Moody’s cut Chicago’s bond rating three levels to A3, seventh-highest, in July and dropped Cook County a step to A1, fifth-best, in August, citing pension liabilities in both cases.
“There are several large local governments with outsized pension burdens large enough to cause material financial strain,” notably Chicago and Cook County, according to Moody’s. “Chicago’s tax base is pressured by the unfunded pension liabilities of the city and overlapping local governments.”
The findings mirror those in the New York-based company’s June study of state pensions. That report showed that Illinois, Moody’s lowest-rated U.S. state with an A3 grade, had the highest ratio of retiree obligations to revenue, at 241 percent.
Investors in the $3.7 trillion municipal market have penalized Chicago since Moody’s cut its rating on July 17, the day before Detroit’s record U.S. municipal-bankruptcy filing.
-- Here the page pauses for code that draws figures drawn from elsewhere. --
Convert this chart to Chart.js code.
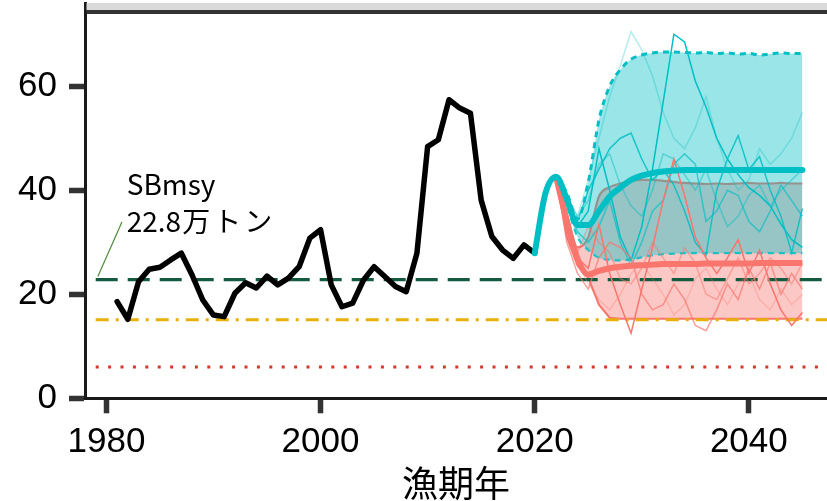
<!DOCTYPE html>
<html><head><meta charset="utf-8">
<script src="https://cdn.jsdelivr.net/npm/chart.js@4.4.1/dist/chart.umd.min.js"></script>
<style>html,body{margin:0;padding:0;background:#fff;overflow:hidden}#wrap{width:827px;height:501px;position:relative}</style>
</head><body><div id="wrap"><canvas id="c" width="827" height="501"></canvas></div>
<script>
// ---------- data ----------
const histYears = [1981,1982,1983,1984,1985,1986,1987,1988,1989,1990,1991,1992,1993,1994,1995,1996,1997,1998,1999,2000,2001,2002,2003,2004,2005,2006,2007,2008,2009,2010,2011,2012,2013,2014,2015,2016,2017,2018,2019,2020];
const histValues = [18.6,15.2,22.4,24.8,25.2,26.6,27.9,23.7,18.9,16.0,15.7,20.2,22.2,21.2,23.5,21.8,23.1,25.3,30.8,32.4,21.8,17.6,18.3,22.7,25.3,23.4,21.5,20.5,27.9,48.4,49.7,57.4,55.8,54.8,38.1,31.1,28.5,26.9,29.5,27.9];

const medYears = [2020,2021,2022,2023,2024,2025,2026,2027,2028,2029,2030,2031,2032,2033,2034,2035,2036,2037,2038,2039,2040,2041,2042,2043,2044,2045];
const cyanMedian = [27.9,39.4,42.6,38.3,33.3,33.3,36.0,38.8,40.5,42.0,42.8,43.3,43.6,43.8,43.9,43.9,43.9,43.9,43.9,43.9,43.9,43.9,43.9,43.9,43.9,43.9];

const projYears = [2022,2023,2024,2025,2026,2027,2028,2029,2030,2031,2032,2033,2034,2035,2036,2037,2038,2039,2040,2041,2042,2043,2044,2045];
const cyanUpper = [42.6,39.5,34.5,41.5,53.5,60.0,63.2,65.2,66.0,66.4,66.6,66.6,66.5,66.4,66.5,66.3,66.4,66.2,66.3,66.0,66.2,66.4,66.3,66.3];
const cyanLower = [42.6,37.0,31.0,28.5,27.0,26.6,26.5,26.7,27.1,27.5,27.7,27.8,27.9,27.9,27.9,27.9,27.9,27.9,27.9,27.9,27.9,27.9,27.9,27.9];
const redMedian = [42.6,34.0,26.8,23.8,24.5,25.0,25.3,25.5,25.6,25.7,25.8,25.8,25.8,25.8,25.9,25.9,25.9,25.9,25.9,26.0,26.0,26.0,26.0,26.0];
const redUpper = [42.6,35.5,29.0,31.0,38.8,40.6,41.3,41.8,42.0,42.0,41.8,41.6,41.4,41.3,41.2,41.3,41.2,41.3,41.4,41.3,41.3,41.4,41.3,41.3];
const redLower = [42.6,31.0,25.5,23.2,18.0,15.5,15.3,15.3,15.3,15.3,15.3,15.3,15.3,15.3,15.3,15.3,15.3,15.3,15.3,15.3,15.3,15.3,15.3,15.3];

const cyanSimA = [42.6,38.0,33.0,36.0,48.0,40.0,31.0,26.5,33.0,44.0,57.0,70.0,68.5,61.0,56.0,50.0,46.0,43.0,40.5,39.0,37.0,33.5,30.5,29.0];
const cyanSimB = [42.6,38.0,34.0,40.0,44.0,48.0,50.0,51.0,46.0,42.0,44.0,41.0,36.0,30.0,27.5,40.0,46.0,50.5,44.0,46.5,40.0,35.0,28.0,36.5];
const cyanSimC = [42.6,39.0,35.0,42.0,50.0,58.0,64.0,70.5,67.0,62.0,55.0,50.0,48.0,52.0,58.0,50.0,44.0,40.0,42.0,48.0,45.0,47.0,50.0,55.0];
const cyanSimD = [42.6,37.0,32.0,30.0,33.0,38.0,30.0,25.5,30.0,36.0,38.0,45.0,47.0,45.0,34.0,36.0,40.0,39.0,34.0,32.0,36.0,41.0,38.0,35.0];
const cyanSimE = [42.6,38.0,35.0,38.0,45.0,47.0,41.0,37.0,35.0,40.0,47.0,46.0,43.0,40.0,44.0,38.0,33.0,35.0,39.0,41.0,37.0,40.0,42.0,44.0];

const redSimA = [42.6,33.0,27.0,25.0,33.5,24.0,18.0,12.5,21.0,29.0,38.0,46.0,39.0,31.0,27.0,24.0,27.0,30.5,24.0,28.5,22.0,17.0,14.0,16.5];
const redSimB = [42.6,30.0,24.0,21.0,27.0,30.0,29.0,27.0,20.0,17.0,18.0,22.0,19.0,14.0,13.0,17.0,22.0,19.0,25.0,21.0,26.0,20.0,24.0,21.0];
const redSimC = [42.6,32.0,28.0,33.0,30.0,28.0,23.0,22.0,25.0,30.0,27.0,24.0,29.0,26.0,20.0,19.0,23.0,27.0,22.0,24.0,27.0,25.0,22.0,26.0];
const redSimD = [42.6,34.0,26.0,22.0,19.0,17.0,20.0,24.0,26.0,23.0,20.0,16.0,18.0,23.0,25.0,21.0,18.0,22.0,24.0,19.0,17.0,21.0,18.0,20.0];

const refValues = [22.8, 15.1, 6.0];      // SBmsy, SBlimit, SBban
const refSpan = [1979, 2048];
const xTicks = [1980, 2000, 2020, 2040];
const yTicks = [0, 20, 40, 60];

// ---------- helpers ----------
const pts = (xs, ys) => xs.map((x, i) => ({x: x, y: ys[i]}));
const CY = 'rgb(0,191,196)', RD = 'rgb(248,118,109)';
const cyA = a => `rgba(0,191,196,${a})`, rdA = a => `rgba(248,118,109,${a})`;
const base = {pointRadius: 0, pointHoverRadius: 0, tension: 0, fill: false};

const ds = [];
// red band (bottom)
ds.push({...base, data: pts(projYears, redLower), borderColor: RD, borderWidth: 2, order: 60});
ds.push({...base, data: pts(projYears, redUpper), borderColor: RD, borderWidth: 2.2, cubicInterpolationMode: 'monotone',
  fill: '-1', backgroundColor: rdA(0.4), order: 59});
// cyan band
ds.push({...base, data: pts(projYears, cyanLower), borderColor: cyA(0.85), borderWidth: 2.2, borderDash: [6, 5], cubicInterpolationMode: 'monotone', order: 50});
ds.push({...base, data: pts(projYears, cyanUpper), borderColor: CY, borderWidth: 3, borderDash: [6, 5], cubicInterpolationMode: 'monotone',
  fill: '-1', backgroundColor: cyA(0.4), order: 49});
// reference lines
ds.push({...base, data: pts(refSpan, [refValues[0], refValues[0]]), borderColor: '#135a3e', borderWidth: 3.2, borderDash: [22, 10], order: 40});
ds.push({...base, data: pts(refSpan, [refValues[1], refValues[1]]), borderColor: '#e8b00c', borderWidth: 3, borderDash: [13, 7, 3, 7], order: 40});
ds.push({...base, data: pts(refSpan, [refValues[2], refValues[2]]), borderColor: '#d2392c', borderWidth: 3, borderDash: [3, 9.4], order: 40});
// simulated trajectories
[[cyanSimC, 0.3], [cyanSimE, 0.45], [cyanSimD, 0.65], [cyanSimB, 0.85], [cyanSimA, 1]].forEach((s, i) =>
  ds.push({...base, data: pts(projYears, s[0]), borderColor: cyA(s[1]), borderWidth: 1.5, order: 30 - i}));
[[redSimD, 0.3], [redSimC, 0.5], [redSimB, 0.7], [redSimA, 1]].forEach((s, i) =>
  ds.push({...base, data: pts(projYears, s[0]), borderColor: rdA(s[1]), borderWidth: 1.5, order: 20 - i}));
// medians and history
ds.push({...base, data: pts(projYears, redMedian), borderColor: RD, borderWidth: 6, cubicInterpolationMode: 'monotone', order: 3});
ds.push({...base, data: pts(histYears, histValues), borderColor: '#000', borderWidth: 5.5, borderJoinStyle: 'round', borderCapStyle: 'round', order: 2});
ds.push({...base, data: pts(medYears, cyanMedian), borderColor: CY, borderWidth: 6, cubicInterpolationMode: 'monotone', borderCapStyle: 'round', order: 1});

const annot = {
  id: 'annot',
  afterDraw(chart) {
    const {ctx, chartArea, scales: {x, y}} = chart;
    ctx.save();
    ctx.fillStyle = '#d9d9d9';
    ctx.fillRect(chartArea.left + 1.5, 3, chart.width - chartArea.left, 7);
    ctx.fillStyle = '#333333';
    ctx.fillRect(chartArea.left + 1.5, 10, chart.width - chartArea.left, 4);
    ctx.strokeStyle = '#4e8c3c';
    ctx.lineWidth = 1.2;
    ctx.beginPath();
    ctx.moveTo(x.getPixelForValue(1979.2), y.getPixelForValue(23.4));
    ctx.lineTo(x.getPixelForValue(1981.45), y.getPixelForValue(33.9));
    ctx.stroke();
    ctx.fillStyle = '#000';
    ctx.font = '28px "Noto Sans CJK JP"';
    ctx.textAlign = 'left';
    ctx.textBaseline = 'alphabetic';
    const tx = x.getPixelForValue(1981.9);
    ctx.fillText('SBmsy', tx, y.getPixelForValue(39.1));
    const by = y.getPixelForValue(32.0);
    ctx.fillText('22.8', tx, by);
    const w = ctx.measureText('22.8').width;
    ctx.letterSpacing = '3px';
    ctx.fillText('万トン', tx + w + 1, by);
    ctx.restore();
  }
};

new Chart(document.getElementById('c'), {
  type: 'line',
  data: {datasets: ds},
  options: {
    responsive: false,
    animation: false,
    events: [],
    layout: {padding: {left: 0, right: 0, top: 3, bottom: 0}},
    plugins: {legend: {display: false}, tooltip: {enabled: false}},
    scales: {
      x: {
        type: 'linear', min: 1978, max: 2047.3,
        afterBuildTicks: s => { s.ticks = xTicks.map(v => ({value: v})); },
        afterFit: s => { s.height = 102.7; s.paddingLeft = 0; s.paddingRight = 0; s.paddingTop = 0; s.paddingBottom = 0; },
        grid: {drawOnChartArea: false, drawTicks: true, tickLength: 15, tickWidth: 5.5, tickColor: '#333333'},
        border: {display: true, color: '#1a1a1a', width: 3},
        ticks: {color: '#000', padding: 8, maxRotation: 0, autoSkip: false,
          font: {family: '"Liberation Sans", Arial, sans-serif', size: 35},
          callback: v => String(v)},
        title: {display: true, text: '漁期年', color: '#000', padding: {top: 0, bottom: 0},
          font: {family: '"Noto Sans CJK JP"', size: 36, lineHeight: 1}}
      },
      y: {
        type: 'linear', min: 0, max: 76,
        afterBuildTicks: s => { s.ticks = yTicks.map(v => ({value: v})); },
        afterFit: s => { s.width = 85; s.paddingLeft = 0; s.paddingRight = 0; s.paddingTop = 0; s.paddingBottom = 0; },
        grid: {drawOnChartArea: false, drawTicks: true, tickLength: 16, tickWidth: 5.5, tickColor: '#333333'},
        border: {display: true, color: '#1a1a1a', width: 3},
        ticks: {color: '#000', padding: 12, autoSkip: false,
          font: {family: '"Liberation Sans", Arial, sans-serif', size: 35},
          callback: v => String(v)}
      }
    }
  },
  plugins: [annot]
});
</script></body></html>
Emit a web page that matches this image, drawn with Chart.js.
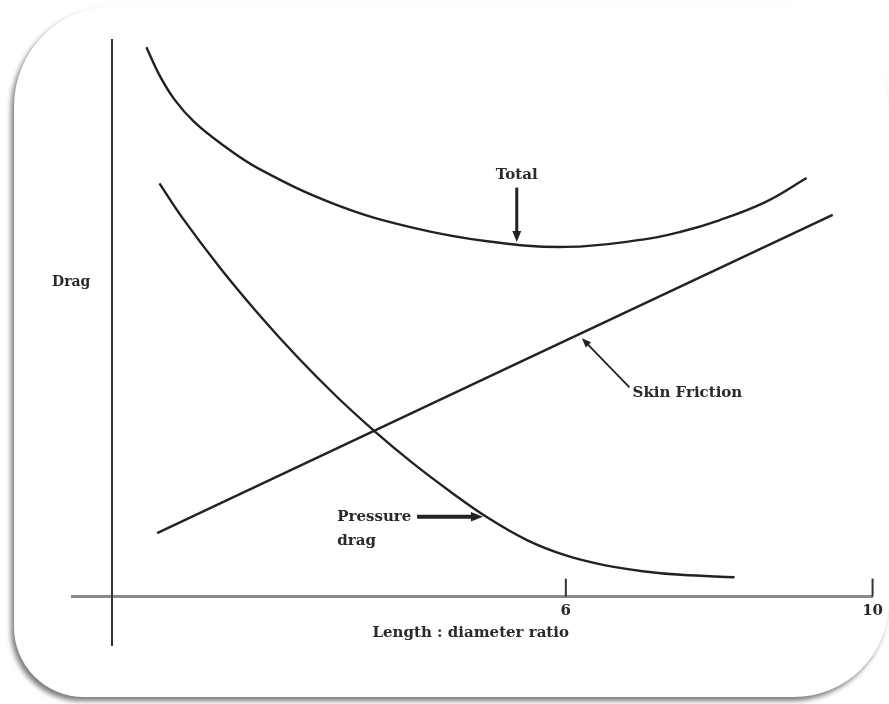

Chicago’s pension obligations relative to the full value of its taxable real estate, a measure of total economic wealth, is 12.6 percent, compared with Detroit’s 10.8 percent, according to today’s report. The average among the 50 issuers is 2.7 percent.
The extra yield buyers demanded to own Chicago general-obligation bonds maturing in January 2042 instead of benchmark AAA munis rose to 3.69 percentage points this week, close to the highest since at least February and up from 2.57 percentage points on July 17, data compiled by Bloomberg show.
Moody’s has also lowered ratings on the Chicago Board of Education, the Cook County Forest Preserve District and the Chicago Park District because of pension liabilities. All the retiree funds were created by the state, and changing them requires legislative approval.
Chicago’s Democratic Mayor, Rahm Emanuel, 53, has said Detroit’s bankruptcy “should be a wake-up call for all of those who try to put their head in the sand and say that we don’t have a problem” with pensions. His administration has said that retirement contributions will cost Chicago about $1.2 billion in 2015, more than twice the $467 million forecast for 2014, if the state legislature doesn’t restructure the system.
The Illinois pension system is the worst-funded among U.S. states, and a fix has eluded lawmakers for years. In the past 100 days, legislators have failed twice to reach an agreement in special sessions called by Governor Pat Quinn, a Democrat, to deal specifically with retiree obligations.
Not all local governments face such severe pension strains. The District of Columbia’s retiree obligations represent 11 percent of revenue, lower than all the other localities in the Moody’s report. In all, 30 of the 50 have annual net pension liabilities that exceed tax receipts.
Moody’s calculates adjusted net pension liabilities using the difference between the actuarial value of the plan’s assets and adjusted liabilities, according to the report. The 50 issuers it analyzed were selected because they have the most debt outstanding.